## [Exercise instructions]
Reproduce exactly, with no pictures, each line from the opening of the material down through the line containing "const seriesDashed = [true,true,true,false,false,false];".

## [Dataset content]
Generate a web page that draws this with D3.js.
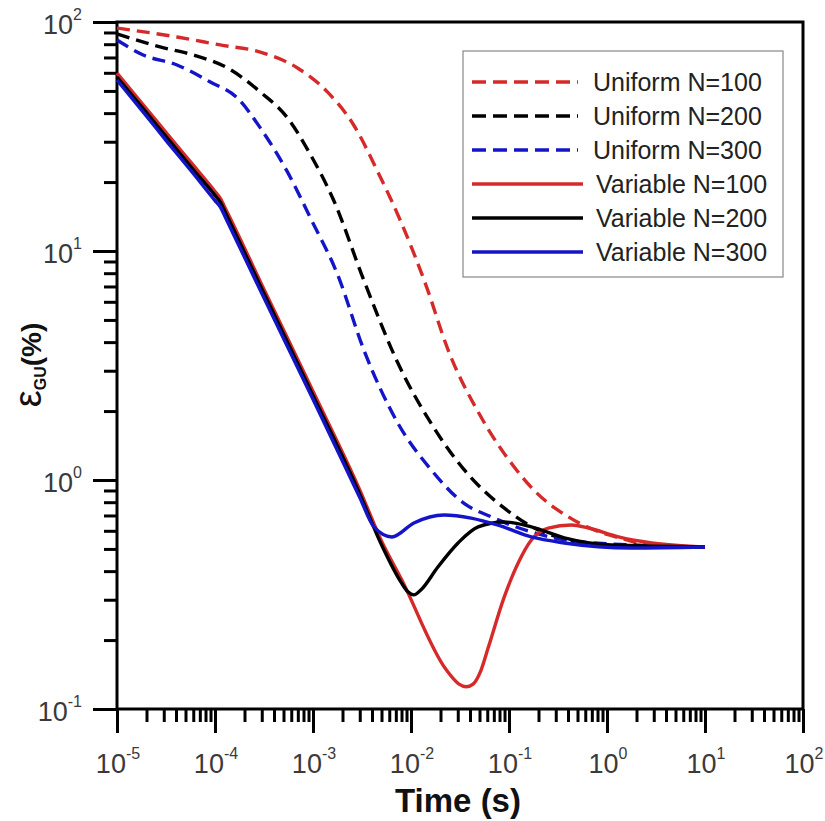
<!DOCTYPE html>
<html><head><meta charset="utf-8">
<script src="https://cdn.jsdelivr.net/npm/d3@7"></script>
<style>body{margin:0;background:#fff}</style>
</head><body>
<svg id="c" width="825" height="821" xmlns="http://www.w3.org/2000/svg"></svg>
<script>
// ---- data ----
const seriesNames = ["Uniform N=100","Uniform N=200","Uniform N=300","Variable N=100","Variable N=200","Variable N=300"];
const seriesColors = ["#d62a2a","#000000","#1414c8","#d62a2a","#000000","#1414c8"];
const seriesDashed = [true,true,true,false,false,false];

const uniform100_t = [1e-5,4.1e-5,1.13e-4,2.9e-4,6.95e-4,1.41e-3,2.6e-3,4.6e-3,7.9e-3,1.42e-2,2.39e-2,5.2e-2,0.113,0.181,0.404,0.647,1.31,2.85,10];
const uniform100_v = [94.1,86,79.4,73.9,63,49.4,35.5,22.1,13.4,7.1,3.70,1.88,1.14,0.90,0.69,0.62,0.56,0.52,0.51];

const uniform200_t = [1e-5,2.75e-5,6.0e-5,1.34e-4,2.91e-4,5.5e-4,9.45e-4,1.62e-3,3.3e-3,7.35e-3,1.6e-2,3.48e-2,8.9e-2,0.181,0.404,1.11,10];
const uniform200_v = [88.7,77.8,71.8,63,49.4,38.1,26.3,16.7,7.46,3.24,1.77,1.11,0.755,0.617,0.547,0.515,0.51];

const uniform300_t = [1e-5,1.85e-5,4.1e-5,8.95e-5,1.69e-4,2.91e-4,5.5e-4,9.45e-4,1.79e-3,3.3e-3,7.35e-3,1.6e-2,3.48e-2,6.6e-2,0.169,0.548,10];
const uniform300_v = [83.4,71.8,64.9,54.7,46.6,34.4,22.1,13.9,7.85,3.70,1.77,1.11,0.79,0.69,0.593,0.536,0.51];

const variable100_t = [1e-5,2e-5,3.33e-5,6e-5,1e-4,1.13e-4,1.3e-4,3e-4,1e-3,3e-3,5e-3,7.9e-3,2.27e-2,3.09e-2,3.65e-2,4.3e-2,5.19e-2,6.12e-2,8.93e-2,0.124,0.169,0.252,0.434,0.647,1.31,2.85,6.2,10];
const variable100_v = [59.8,41.8,32.1,23.7,18.2,17.0,15.1,7.13,2.44,0.906,0.542,0.372,0.149,0.1285,0.125,0.1285,0.148,0.1845,0.308,0.434,0.547,0.617,0.636,0.617,0.564,0.531,0.515,0.51];

const variable200_t = [1e-5,2e-5,3.33e-5,6e-5,1e-4,1.13e-4,1.3e-4,3e-4,1e-3,3e-3,5e-3,7.9e-3,9.3e-3,1.07e-2,1.26e-2,1.88e-2,3.02e-2,4.84e-2,8.93e-2,0.169,0.367,1.11,10];
const variable200_v = [57.5,40.2,30.8,22.7,17.5,16.4,14.5,6.84,2.34,0.869,0.521,0.358,0.325,0.315,0.331,0.417,0.531,0.624,0.656,0.624,0.559,0.52,0.51];

const variable300_t = [1e-5,2e-5,3.33e-5,6e-5,1e-4,1.13e-4,1.3e-4,3e-4,1e-3,3e-3,4.17e-3,6.37e-3,1.07e-2,2.17e-2,4.1e-2,7.75e-2,0.169,0.367,1.78,10];
const variable300_v = [55.8,38.8,29.6,21.8,16.6,15.6,13.8,6.53,2.25,0.839,0.625,0.564,0.649,0.703,0.682,0.635,0.564,0.531,0.505,0.51];

const xTickExponents = [-5,-4,-3,-2,-1,0,1,2];
const yTickExponents = [-1,0,1,2];
const xLabel = "Time (s)";

// ---- layout ----
const svg = d3.select("#c");
const L = 117, T = 22, R = 803, B = 709;
const x = d3.scaleLog().domain([1e-5, 1e2]).range([L, R]);
const y = d3.scaleLog().domain([1e-1, 1e2]).range([B, T]);

const seriesT = [uniform100_t, uniform200_t, uniform300_t, variable100_t, variable200_t, variable300_t];
const seriesV = [uniform100_v, uniform200_v, uniform300_v, variable100_v, variable200_v, variable300_v];

function minors(lo, hi) {
  const out = [];
  for (let e = lo; e < hi; e++) for (let m = 2; m <= 9; m++) out.push(m * Math.pow(10, e));
  return out;
}
const xMajor = xTickExponents.map(e => Math.pow(10, e));
const yMajor = yTickExponents.map(e => Math.pow(10, e));

const gxMin = svg.append("g").attr("transform", `translate(0,${B})`)
  .call(d3.axisBottom(x).tickValues(minors(-5, 2)).tickSize(13).tickFormat(""));
const gxMaj = svg.append("g").attr("transform", `translate(0,${B})`)
  .call(d3.axisBottom(x).tickValues(xMajor).tickSize(24).tickFormat(""));
const gyMin = svg.append("g").attr("transform", `translate(${L},0)`)
  .call(d3.axisLeft(y).tickValues(minors(-1, 2)).tickSize(13).tickFormat(""));
const gyMaj = svg.append("g").attr("transform", `translate(${L},0)`)
  .call(d3.axisLeft(y).tickValues(yMajor).tickSize(24).tickFormat(""));
[gxMin, gxMaj, gyMin, gyMaj].forEach(g => {
  g.select(".domain").remove();
  g.selectAll(".tick line").attr("stroke", "#000").attr("stroke-width", 3);
});

svg.append("rect").attr("x", L).attr("y", T).attr("width", R - L).attr("height", B - T)
  .attr("fill", "none").attr("stroke", "#000").attr("stroke-width", 3);

const fontFam = "'Liberation Sans', Arial, Helvetica, sans-serif";
xTickExponents.forEach(e => {
  const t = svg.append("text").attr("x", x(Math.pow(10, e)) + 1).attr("y", 773)
    .attr("text-anchor", "middle").attr("font-family", fontFam).attr("font-size", 27).attr("fill", "#3a3a3a");
  t.append("tspan").text("10");
  t.append("tspan").attr("dy", -14).attr("font-size", 16).text(String(e));
});
yTickExponents.forEach(e => {
  const t = svg.append("text").attr("x", 82).attr("y", y(Math.pow(10, e)) + 12)
    .attr("text-anchor", "end").attr("font-family", fontFam).attr("font-size", 27).attr("fill", "#3a3a3a");
  t.append("tspan").text("10");
  t.append("tspan").attr("dy", -14).attr("font-size", 16).text(String(e));
});

svg.append("text").attr("x", 458).attr("y", 812).attr("text-anchor", "middle")
  .attr("font-family", fontFam).attr("font-weight", "bold").attr("font-size", 33).attr("fill", "#111")
  .text(xLabel);
const yt = svg.append("text").attr("transform", "translate(41,365) rotate(-90)")
  .attr("text-anchor", "middle").attr("font-family", fontFam).attr("fill", "#111");
yt.append("tspan").attr("font-size", 38).text("ε");
yt.append("tspan").attr("font-size", 16).attr("font-weight", "bold").attr("dy", 5).text("GU");
yt.append("tspan").attr("font-size", 28).attr("font-weight", "bold").attr("dy", -5).text("(%)");

const line = d3.line().x(d => x(d[0])).y(d => y(d[1])).curve(d3.curveMonotoneX);
const plot = svg.append("g");
seriesNames.forEach((n, i) => {
  const pts = seriesT[i].map((t, k) => [t, seriesV[i][k]]);
  plot.append("path").datum(pts).attr("d", line)
    .attr("fill", "none").attr("stroke", seriesColors[i]).attr("stroke-width", 3.4)
    .attr("stroke-dasharray", seriesDashed[i] ? "13,7" : null)
    .attr("stroke-linejoin", "round");
});

const lg = svg.append("g");
lg.append("rect").attr("x", 463).attr("y", 51).attr("width", 320).attr("height", 226)
  .attr("fill", "#fff").attr("stroke", "#888").attr("stroke-width", 1.2);
seriesNames.forEach((n, i) => {
  const cy = 82 + i * 34;
  lg.append("line").attr("x1", 472).attr("x2", seriesDashed[i] ? 578 : 583).attr("y1", cy).attr("y2", cy)
    .attr("stroke", seriesColors[i]).attr("stroke-width", 3.5)
    .attr("stroke-dasharray", seriesDashed[i] ? "14,7" : null);
  lg.append("text").attr("x", seriesDashed[i] ? 593 : 596).attr("y", cy + 9)
    .attr("font-family", fontFam).attr("font-size", 25).attr("fill", "#222").text(n);
});
</script>
</body></html>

## [Worked answer]
Generate a web page that draws this with D3.js.
<!DOCTYPE html>
<html><head><meta charset="utf-8">
<script src="https://cdn.jsdelivr.net/npm/d3@7"></script>
<style>body{margin:0;background:#fff}</style>
</head><body>
<svg id="c" width="825" height="821" xmlns="http://www.w3.org/2000/svg"></svg>
<script>
// ---- data ----
const seriesNames = ["Uniform N=100","Uniform N=200","Uniform N=300","Variable N=100","Variable N=200","Variable N=300"];
const seriesColors = ["#d62a2a","#000000","#1414c8","#d62a2a","#000000","#1414c8"];
const seriesDashed = [true,true,true,false,false,false];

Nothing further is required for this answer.